6. Limitations, Variants, and Open Problems
While two-stage training offers advantages in sample efficiency, stability, and generalization, it is not universally optimal:
- Specialization–Generalization Tradeoff: In some cases (e.g., language modeling for fact recall), strict separation of stages leads to insufficient shared-parameter learning and poor cross-format generalization, compared to simultaneous "mixed" training (Zhang et al., 22 May 2025).
- Hyperparameter Sensitivity: Optimal epoch allocation between stages, loss weighting, and per-stage data augmentation may require careful tuning or cross-validation.
- Architectural Assumptions: Progressive stacking in multi-stage layerwise BERT training relies on homogeneity across layers; heterogeneous architectures may not admit such convenience (Yang et al., 2020).
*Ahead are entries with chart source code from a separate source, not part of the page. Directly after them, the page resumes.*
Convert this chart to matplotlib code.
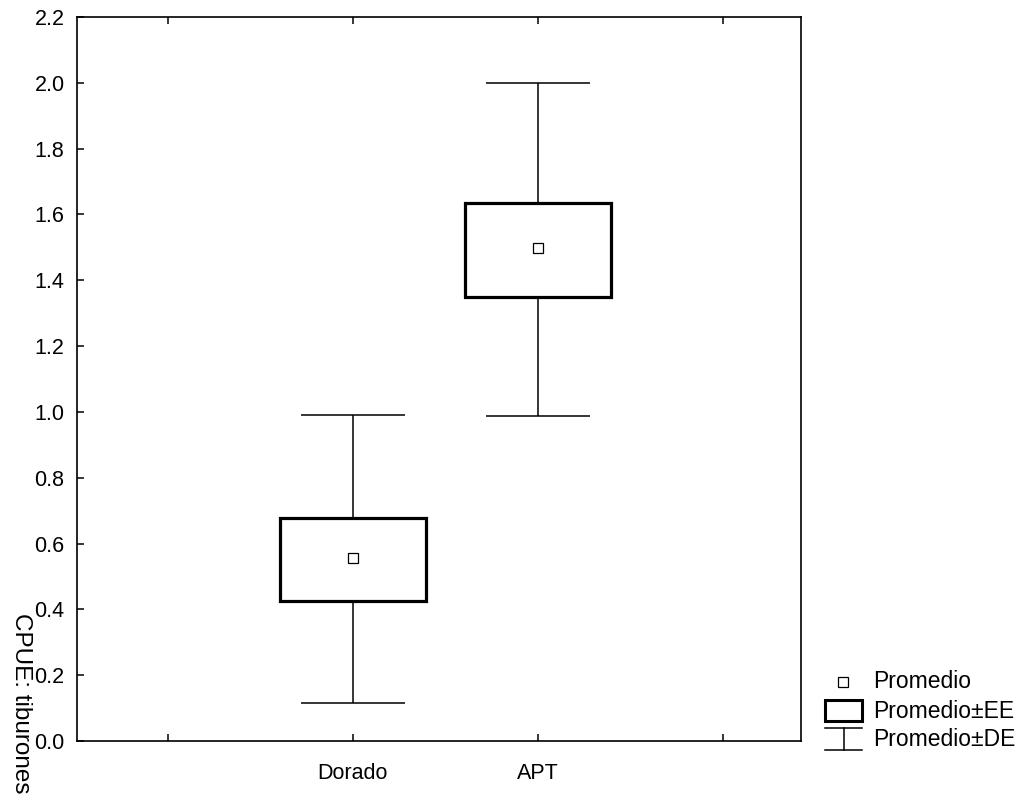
import matplotlib
matplotlib.use("Agg")
import matplotlib.pyplot as plt
from matplotlib.patches import Rectangle
from matplotlib.lines import Line2D

plt.rcParams['font.family'] = ['Liberation Sans', 'DejaVu Sans']

categories = ["Dorado", "APT"]
means = [0.556, 1.498]
se_low = [0.426, 1.349]
se_high = [0.678, 1.635]
sd_low = [0.115, 0.988]
sd_high = [0.991, 1.998]
xtick_labels = ["", "Dorado", "APT", ""]
yticks = [0.0, 0.2, 0.4, 0.6, 0.8, 1.0, 1.2, 1.4, 1.6, 1.8, 2.0, 2.2]

W, H = 1023, 799
fig = plt.figure(figsize=(W / 100, H / 100), dpi=100)
ax = fig.add_axes([77 / W, 1 - 741 / H, (801 - 77) / W, (741 - 17) / H])

positions = [1, 2]
box_w = 0.79
cap_w = 0.56
for x, m, sl, sh, dl, dh in zip(positions, means, se_low, se_high, sd_low, sd_high):
    ax.vlines(x, sh, dh, color='black', lw=1.1, zorder=2)
    ax.vlines(x, dl, sl, color='black', lw=1.1, zorder=2)
    ax.hlines([dl, dh], x - cap_w / 2, x + cap_w / 2, color='black', lw=1.1, zorder=2)
    ax.add_patch(Rectangle((x - box_w / 2, sl), box_w, sh - sl, facecolor='white',
                           edgecolor='black', lw=2.3, zorder=3))
    ax.plot([x], [m], marker='s', markersize=7, markerfacecolor='white',
            markeredgecolor='black', markeredgewidth=0.9, zorder=4, ls='none')

ax.set_xlim(-0.49, 3.42)
ax.set_ylim(0, 2.2)
ax.set_xticks([0, 1, 2, 3])
ax.set_xticklabels(xtick_labels, fontsize=15.5)
ax.set_yticks(yticks)
ax.set_yticklabels([f"{v:.1f}" for v in yticks], fontsize=15.5)
ax.tick_params(direction='in', length=5, width=1.1, top=True, right=False, pad=9)
ax.tick_params(axis='x', pad=16)
for s in ax.spines.values():
    s.set_linewidth(1.2)

fig.text(21 / W, 1 - 613 / H, "CPUE: tiburones", rotation=270, ha='center', va='top',
         fontsize=17.5)

# legend (figure pixel coordinates)
def fx(px):
    return px / W

def fy(py):
    return 1 - py / H

fig.add_artist(Line2D([fx(843)], [fy(682)], marker='s', markersize=7, markerfacecolor='white',
                      markeredgecolor='black', markeredgewidth=0.9, ls='none',
                      transform=fig.transFigure))
fig.add_artist(Rectangle((fx(825), fy(721)), fx(862) - fx(825), fy(700) - fy(721),
                         facecolor='white', edgecolor='black', lw=2.2,
                         transform=fig.transFigure))
fig.add_artist(Line2D([fx(825), fx(862)], [fy(728), fy(728)], color='black', lw=1.1,
                      transform=fig.transFigure))
fig.add_artist(Line2D([fx(825), fx(862)], [fy(750), fy(750)], color='black', lw=1.1,
                      transform=fig.transFigure))
fig.add_artist(Line2D([fx(843.5), fx(843.5)], [fy(728), fy(750)], color='black', lw=1.1,
                      transform=fig.transFigure))
for label, py in [("Promedio", 682), ("Promedio±EE", 711), ("Promedio±DE", 740)]:
    fig.text(fx(873), fy(py), label, ha='left', va='center', fontsize=16.5)

fig.savefig("out.png", dpi=100)
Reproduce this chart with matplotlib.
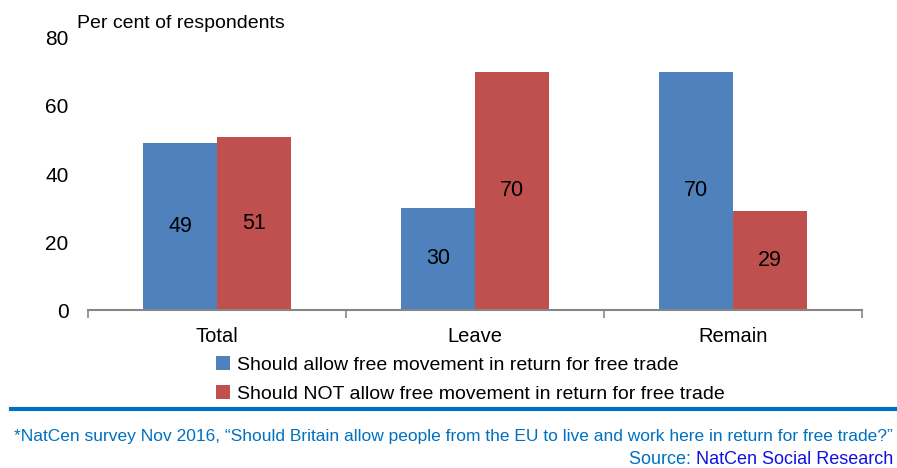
import matplotlib
matplotlib.use("Agg")
import numpy as np
from matplotlib import pyplot as plt

plt.rcParams['font.family'] = ['Liberation Sans', 'DejaVu Sans']

categories = ['Total', 'Leave', 'Remain']
allow = [49, 30, 70]
not_allow = [51, 70, 29]
series_names = ['Should allow free movement in return for free trade',
                'Should NOT allow free movement in return for free trade']
yticks = [0, 20, 40, 60, 80]

blue = '#4F81BD'
red = '#C0504D'
note_blue = '#0070C0'

fig = plt.figure(figsize=(8.97, 4.68), dpi=100)
ax = fig.add_axes([88/897, 1-310/468, (862-88)/897, (310-38)/468])

x = np.arange(len(categories))
w = 0.287
b1 = ax.bar(x - w/2, allow, w, color=blue, label=series_names[0])
b2 = ax.bar(x + w/2, not_allow, w, color=red, label=series_names[1])

# value labels in the middle of each bar
for bars, vals in ((b1, allow), (b2, not_allow)):
    for rect, v in zip(bars, vals):
        ax.text(rect.get_x() + rect.get_width()/2, v/2, str(v),
                ha='center', va='center', fontsize=15.5)

ax.set_xlim(-0.5, len(categories) - 0.5)
ax.set_ylim(0, 80)
ax.set_yticks(yticks)
ax.tick_params(axis='y', length=0, labelsize=15, pad=14)
ax.set_xticks(x)
ax.set_xticklabels(categories, fontsize=14.5)
ax.tick_params(axis='x', length=0, pad=12)
ax.set_xticks(np.arange(len(categories) + 1) - 0.5, minor=True)
ax.tick_params(axis='x', which='minor', length=6, color='#868686', width=1.2)
for s in ('top', 'right', 'left'):
    ax.spines[s].set_visible(False)
ax.spines['bottom'].set_color('#868686')
ax.spines['bottom'].set_linewidth(1.5)

fig.text(77/897, 1-23/468, 'Per cent of respondents', fontsize=14, va='center')

fig.legend(handles=[b1, b2], loc='upper left', bbox_to_anchor=(216/897, 1-356/468),
           frameon=False, fontsize=14, handlelength=0.7, handleheight=0.7,
           handletextpad=0.4, labelspacing=0.6, borderaxespad=0, borderpad=0)

fig.add_artist(plt.Line2D([11/897, 1], [1-409/468, 1-409/468], color=note_blue,
                          lw=3, transform=fig.transFigure))
fig.text(893/897, 1-436/468,
         '*NatCen survey Nov 2016, \u201cShould Britain allow people from the EU to live and work here in return for free trade?\u201d',
         ha='right', va='center', fontsize=12.55, color=note_blue)
src = fig.text(893/897, 1-459/468, 'NatCen Social Research', ha='right', va='center',
               fontsize=13, color='#1010E0')
fig.canvas.draw()
bb = src.get_window_extent()
fig.text(bb.x0 / fig.bbox.width, 1-459/468, 'Source: ', ha='right', va='center',
         fontsize=13, color=note_blue)

fig.savefig('out.png', dpi=100)
plt.close()
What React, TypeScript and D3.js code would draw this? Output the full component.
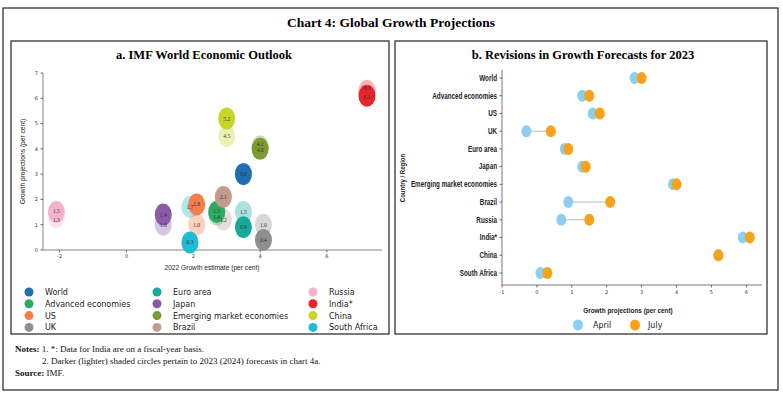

- Computational Overheads: Training two separate models or pipelines can double certain compute costs, although often offset by per-batch or per-stage efficiencies.
Potential extensions include adaptive or multi-stage stacks, joint optimization with regularized cross-stage consistency, or curriculum learning schemes that gradually shift stage boundaries (Ma et al., 2022, Guo et al., 18 May 2025).
In summary, two-stage training strategies partition model learning into coherently designed regimes that address specific data, optimization, and generalization challenges. By decoupling representation learning from task specialization, or synthetic from real-data adaptation, this paradigm supports robust, scalable, and efficient model training across diverse machine learning domains, with well-characterized empirical gains and evolving theoretical insights. The breadth of successful two-stage designs across vision, language, speech, and RL tasks highlights its enduring significance in advanced research workflows.